Deadspin Got a New Contributor Friday – But Then He Quit Too

Friday was Alan Goldsher’s “first and last” day at the site, he tells TheWrap

alan goldsher deadspin

By Friday, every editor and writer was gone from Deadspin, but the sports-culture site chugged along, sort of, by posting previously-submitted contributor content. One freelance contributor, it seemed, was a brand-new guy… but then he quit too.

Alan Goldsher, the freelancer in question, told TheWrap that indeed, Friday was his “first and last” day with Deadspin. Yes, more people have now publicly ditched Deadspin than were even on its staff when the week began.

After Goldsher, a musician and ghost-writer, posted a tweet announcing his “debut” at the site, a representative for Deadspin’s parent company, G/O Media, confirmed to TheWrap by email that Goldsher was “a contributor.” Before the original story identifying the new addition amid the mass exodus even published on TheWrap’s home page, the representative had sent a second email: “Based on his recent tweet, it appears as though Alan is no longer affiliated with Deadspin.”

And what a tweet it was. In a follow-up to the now-deleted first message about his Deadspin “debut,” Goldsher posted a fast placeholder: “Deleting this tweet. Apology tweet to come.”

From there, he addressed the 1000-plus replies his “debut” had generated on the microblogging platform, writing, “I’ve listened to the room, and I’m out of Deadspin. I hear what you guys are saying, and I respect it. This clearly wasn’t a good idea, and I appreciate that I was pointed in the right direction.”

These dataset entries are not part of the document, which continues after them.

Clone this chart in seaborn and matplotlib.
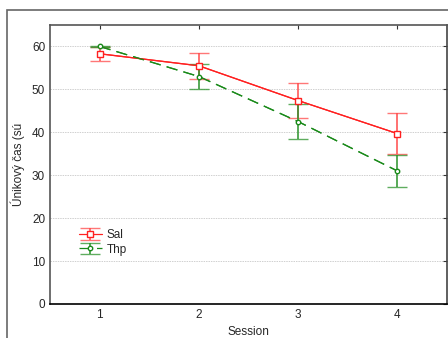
import matplotlib
matplotlib.use("Agg")
import matplotlib.pyplot as plt
from matplotlib.patches import Rectangle
import seaborn as sns
import pandas as pd

sessions = [1, 2, 3, 4]
sal_mean = [58.3, 55.5, 47.4, 39.7]
sal_err = [1.6, 3.0, 4.0, 4.8]
thp_mean = [60.0, 53.0, 42.5, 31.0]
thp_err = [0.1, 2.8, 4.1, 3.8]
groups = ["Sal", "Thp"]

sns.set_style("white")
plt.rcParams['font.family'] = ['Liberation Sans', 'DejaVu Sans']

df = pd.DataFrame({
    "Session": sessions * 2,
    "value": sal_mean + thp_mean,
    "group": [groups[0]] * 4 + [groups[1]] * 4,
})

fig = plt.figure(figsize=(4.48, 3.38), dpi=100)
ax = fig.add_axes([50 / 448, 1 - 304 / 338, 397 / 448, 279 / 338])

red = "#ff2020"
green = "#1a8a1a"
palette = {"Sal": red, "Thp": green}

sns.lineplot(data=df, x="Session", y="value", hue="group", style="group",
             palette=palette, dashes={"Sal": "", "Thp": (9, 5)},
             markers={"Sal": "s", "Thp": "o"}, ax=ax, legend=False, lw=0.9,
             markersize=0)

h1 = ax.errorbar(sessions, sal_mean, yerr=sal_err, color=red, lw=0.9, ls="-",
                 marker="s", ms=4.5, mfc="white", mec=red, mew=1.0,
                 ecolor="#ff4a4a", elinewidth=1.1, capsize=7.2, capthick=1.5,
                 label="Sal", zorder=3)
h2 = ax.errorbar(sessions, thp_mean, yerr=thp_err, color=green, lw=0.9,
                 ls=(0, (9, 5)), marker="o", ms=3.2, mfc="white", mec=green,
                 mew=1.0, ecolor="#2a922a", elinewidth=1.1, capsize=7.2,
                 capthick=1.5, label="Thp", zorder=3)
for h in (h1, h2):
    for cap in h[1]:
        cap.set_alpha(0.75)

ax.set_xlim(0.5, 4.5)
ax.set_ylim(0, 65)
ax.set_xticks(sessions)
ax.set_yticks([0, 10, 20, 30, 40, 50, 60])
ax.yaxis.grid(True, color="#d0d0d0", ls=(0, (1.5, 1)), lw=0.7)
ax.xaxis.grid(False)
ax.tick_params(axis="both", direction="in", length=3, width=0.8,
               labelsize=8.5, top=True, right=True, color="#333333")
ax.set_xlabel("Session", fontsize=8.5, labelpad=4)
ax.set_ylabel("Únikový čas (sú", fontsize=8.5, labelpad=5)
for side, c in (("left", "#555555"), ("top", "#555555"),
                ("right", "#444444"), ("bottom", "#000000")):
    ax.spines[side].set_color(c)
    ax.spines[side].set_linewidth(1.2)

leg = ax.legend(handles=[h1, h2], labels=groups, loc="upper left",
                bbox_to_anchor=(0.06, 0.285), frameon=False, fontsize=8.5,
                handlelength=2.0, handletextpad=0.4, labelspacing=0.2,
                borderaxespad=0)

fig.add_artist(Rectangle((7 / 448, -0.1), 1.2, 1 - 10 / 338 + 0.1,
                         transform=fig.transFigure, fill=False,
                         edgecolor="#666666", lw=1.2))

fig.savefig("out.png", dpi=100)
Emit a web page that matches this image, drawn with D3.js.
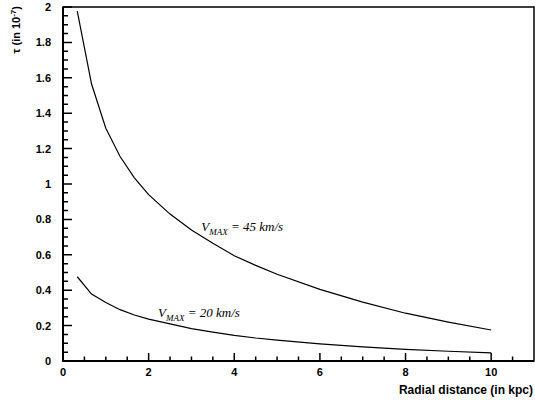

Saying he was “pointed in the right direction” was a diplomatic way of relaying what happened. Goldsher was harshly criticized, by blue-checkmarked media professionals and civilians alike, as a “scab” for agreeing to work with Deadspin the week all of its staff resigned in protest over the firing of editor Barry Petechsky and the corporate “stick to sports” mandate that preceded it.

“Color me naive, but I had no idea this would move so many people, that you were all this passionate. Not to be all woe-is-me, but in my 20-plus years as a freelancer, I never had ANY significant support from colleagues,” he continued. “That’s my personal experience. That’s my reality. Former Deadspin writers should be thrilled that their community has their back. If I’d ever had that kind of support, I probably would’ve looked at the opportunity much differently.”

He thanked users for calling him a “scab,” noting, “If that hadn’t have happened, I would’ve had no clue that the general public felt this way.”

Goldsher also said the mean tweets made him “super-sad” and would impact his own willingness to send similar ones in the future.

He told TheWrap his day was “pretty wild” before excusing himself to “go be a daddy for a bit.”